Concept 11
“The trustees should always have the best possible committees, corporate service directors, executives, staffs, and consultants. Composition, qualifications, induction procedures, and rights and duties will always be matters of serious concern.”
“AA’s world service work is too important to be done carelessly. The people who do it must be chosen carefully, prepared thoroughly, and supported fully.” — Twelve Concepts for World Service, Concept 11
Concept 11 insists on quality in AA’s service personnel — not as elitism, but as stewardship of the Fellowship’s mission.
What it means
“The best possible” — not just willing people, but capable ones. Service at the world level requires real skill, judgment, and dedication.

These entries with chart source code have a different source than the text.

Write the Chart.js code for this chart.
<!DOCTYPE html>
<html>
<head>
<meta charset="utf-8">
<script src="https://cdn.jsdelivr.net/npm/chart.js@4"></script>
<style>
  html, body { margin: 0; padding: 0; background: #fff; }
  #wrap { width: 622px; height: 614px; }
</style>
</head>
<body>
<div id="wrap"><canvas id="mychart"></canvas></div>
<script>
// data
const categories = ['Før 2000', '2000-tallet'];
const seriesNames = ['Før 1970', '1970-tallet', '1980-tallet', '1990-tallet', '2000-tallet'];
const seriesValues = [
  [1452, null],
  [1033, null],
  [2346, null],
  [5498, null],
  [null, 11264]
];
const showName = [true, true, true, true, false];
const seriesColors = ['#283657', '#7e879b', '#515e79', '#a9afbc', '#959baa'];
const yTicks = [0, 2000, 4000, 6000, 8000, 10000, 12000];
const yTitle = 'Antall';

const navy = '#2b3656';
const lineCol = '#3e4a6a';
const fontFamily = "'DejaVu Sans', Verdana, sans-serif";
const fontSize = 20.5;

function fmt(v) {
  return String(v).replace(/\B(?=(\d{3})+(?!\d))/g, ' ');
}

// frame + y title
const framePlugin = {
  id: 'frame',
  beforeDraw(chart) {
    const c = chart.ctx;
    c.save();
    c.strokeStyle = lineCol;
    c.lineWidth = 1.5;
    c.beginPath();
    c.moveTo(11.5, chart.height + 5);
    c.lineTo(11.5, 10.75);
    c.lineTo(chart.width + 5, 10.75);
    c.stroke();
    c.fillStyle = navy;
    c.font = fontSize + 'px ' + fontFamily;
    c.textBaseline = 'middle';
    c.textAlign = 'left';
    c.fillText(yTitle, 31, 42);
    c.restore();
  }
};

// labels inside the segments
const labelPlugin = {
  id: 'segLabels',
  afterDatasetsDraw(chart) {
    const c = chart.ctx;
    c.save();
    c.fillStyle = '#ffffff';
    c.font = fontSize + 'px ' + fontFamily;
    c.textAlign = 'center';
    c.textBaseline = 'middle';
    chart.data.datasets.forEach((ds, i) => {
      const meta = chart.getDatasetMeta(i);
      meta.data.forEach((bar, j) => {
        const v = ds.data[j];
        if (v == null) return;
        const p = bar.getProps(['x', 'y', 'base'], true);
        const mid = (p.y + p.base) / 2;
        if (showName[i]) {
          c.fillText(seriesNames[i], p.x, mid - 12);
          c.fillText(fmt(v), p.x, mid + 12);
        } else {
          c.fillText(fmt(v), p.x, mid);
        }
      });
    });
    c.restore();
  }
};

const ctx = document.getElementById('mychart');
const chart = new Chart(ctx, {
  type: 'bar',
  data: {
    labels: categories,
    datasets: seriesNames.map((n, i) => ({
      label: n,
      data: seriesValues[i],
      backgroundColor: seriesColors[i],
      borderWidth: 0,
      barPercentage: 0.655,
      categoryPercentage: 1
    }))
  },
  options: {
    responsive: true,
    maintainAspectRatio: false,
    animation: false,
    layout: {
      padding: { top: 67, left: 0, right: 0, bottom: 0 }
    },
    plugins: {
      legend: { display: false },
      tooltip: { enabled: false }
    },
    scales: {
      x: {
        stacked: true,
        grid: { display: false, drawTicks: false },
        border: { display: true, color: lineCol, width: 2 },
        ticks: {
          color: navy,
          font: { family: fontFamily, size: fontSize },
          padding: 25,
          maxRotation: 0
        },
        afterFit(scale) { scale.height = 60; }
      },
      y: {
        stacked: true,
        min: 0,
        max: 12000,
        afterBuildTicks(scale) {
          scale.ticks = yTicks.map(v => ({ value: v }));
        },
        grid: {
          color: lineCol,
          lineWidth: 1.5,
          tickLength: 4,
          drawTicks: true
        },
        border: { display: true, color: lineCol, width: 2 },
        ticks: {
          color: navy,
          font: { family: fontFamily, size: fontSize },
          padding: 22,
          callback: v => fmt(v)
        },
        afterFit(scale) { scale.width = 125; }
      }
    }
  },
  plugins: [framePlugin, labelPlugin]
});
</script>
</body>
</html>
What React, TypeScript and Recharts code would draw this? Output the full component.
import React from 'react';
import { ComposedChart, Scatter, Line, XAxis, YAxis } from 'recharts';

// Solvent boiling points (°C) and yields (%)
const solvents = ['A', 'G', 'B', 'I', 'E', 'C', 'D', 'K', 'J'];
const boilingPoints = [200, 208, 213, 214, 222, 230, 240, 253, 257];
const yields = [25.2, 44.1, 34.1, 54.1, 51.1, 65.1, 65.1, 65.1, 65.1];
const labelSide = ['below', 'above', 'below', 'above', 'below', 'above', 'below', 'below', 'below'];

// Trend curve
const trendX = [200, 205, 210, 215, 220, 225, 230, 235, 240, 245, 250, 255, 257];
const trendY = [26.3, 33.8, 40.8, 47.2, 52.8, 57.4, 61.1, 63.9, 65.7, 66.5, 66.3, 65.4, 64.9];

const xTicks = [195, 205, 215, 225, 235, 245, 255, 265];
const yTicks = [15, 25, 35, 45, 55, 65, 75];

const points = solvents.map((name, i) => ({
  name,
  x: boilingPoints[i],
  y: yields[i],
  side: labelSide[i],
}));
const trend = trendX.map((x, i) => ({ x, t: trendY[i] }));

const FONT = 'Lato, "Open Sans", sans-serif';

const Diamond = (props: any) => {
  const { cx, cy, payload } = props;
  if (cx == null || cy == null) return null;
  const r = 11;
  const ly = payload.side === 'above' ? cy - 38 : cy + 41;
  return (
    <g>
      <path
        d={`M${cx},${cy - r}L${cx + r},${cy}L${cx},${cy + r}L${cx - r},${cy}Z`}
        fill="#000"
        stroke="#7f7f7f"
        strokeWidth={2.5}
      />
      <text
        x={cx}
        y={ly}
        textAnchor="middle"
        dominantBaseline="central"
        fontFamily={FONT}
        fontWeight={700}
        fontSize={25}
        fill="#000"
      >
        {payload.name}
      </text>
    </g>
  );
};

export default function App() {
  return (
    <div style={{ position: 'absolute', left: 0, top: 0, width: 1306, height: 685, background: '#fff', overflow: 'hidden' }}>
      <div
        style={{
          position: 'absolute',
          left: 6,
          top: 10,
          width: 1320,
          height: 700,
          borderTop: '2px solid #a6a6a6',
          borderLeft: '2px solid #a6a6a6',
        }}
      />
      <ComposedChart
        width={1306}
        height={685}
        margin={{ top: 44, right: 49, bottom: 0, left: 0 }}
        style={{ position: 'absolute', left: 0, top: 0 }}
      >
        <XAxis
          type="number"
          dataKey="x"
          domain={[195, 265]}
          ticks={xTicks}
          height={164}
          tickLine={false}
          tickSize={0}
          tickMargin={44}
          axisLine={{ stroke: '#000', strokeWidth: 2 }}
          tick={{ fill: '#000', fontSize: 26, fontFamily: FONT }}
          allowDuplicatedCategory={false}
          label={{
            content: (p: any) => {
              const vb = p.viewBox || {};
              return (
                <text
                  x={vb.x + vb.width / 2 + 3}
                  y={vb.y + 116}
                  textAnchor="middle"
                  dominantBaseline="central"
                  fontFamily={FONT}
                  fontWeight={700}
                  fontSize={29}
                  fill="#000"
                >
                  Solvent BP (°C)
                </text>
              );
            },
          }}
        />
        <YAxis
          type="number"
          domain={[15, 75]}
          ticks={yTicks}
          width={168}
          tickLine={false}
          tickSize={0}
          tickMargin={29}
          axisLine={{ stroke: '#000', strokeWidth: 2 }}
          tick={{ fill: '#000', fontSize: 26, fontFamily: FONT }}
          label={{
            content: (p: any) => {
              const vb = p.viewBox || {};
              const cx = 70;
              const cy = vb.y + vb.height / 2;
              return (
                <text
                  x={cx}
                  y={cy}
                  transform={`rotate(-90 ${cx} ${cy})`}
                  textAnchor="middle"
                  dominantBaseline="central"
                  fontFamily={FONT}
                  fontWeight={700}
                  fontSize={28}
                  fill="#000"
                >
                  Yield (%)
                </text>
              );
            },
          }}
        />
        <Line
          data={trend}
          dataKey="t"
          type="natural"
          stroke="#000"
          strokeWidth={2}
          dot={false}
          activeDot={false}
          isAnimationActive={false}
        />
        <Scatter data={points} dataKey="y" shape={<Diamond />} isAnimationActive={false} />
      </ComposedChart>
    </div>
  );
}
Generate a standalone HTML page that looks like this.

“Willingness is necessary but not sufficient. The work of AA’s world service requires people who are not only willing but able.” — Twelve Concepts for World Service, Concept 11
“Composition, qualifications, induction procedures, and rights and duties” — these are not bureaucratic details. They are the practical means by which AA ensures its service work is done well.
“How we choose our servants, how we prepare them, and how we define their roles — these things determine whether our service structure works or fails.” — Twelve Concepts for World Service, Concept 11
Why it matters
“AA’s literature, its public relations, its finances — all of these depend on people who know what they are doing. Concept 11 insists that we take the selection and support of those people seriously.” — Twelve Concepts for World Service, Concept 11
This concept is a reminder that good intentions are not enough. The Fellowship deserves service that is not just heartfelt but competent.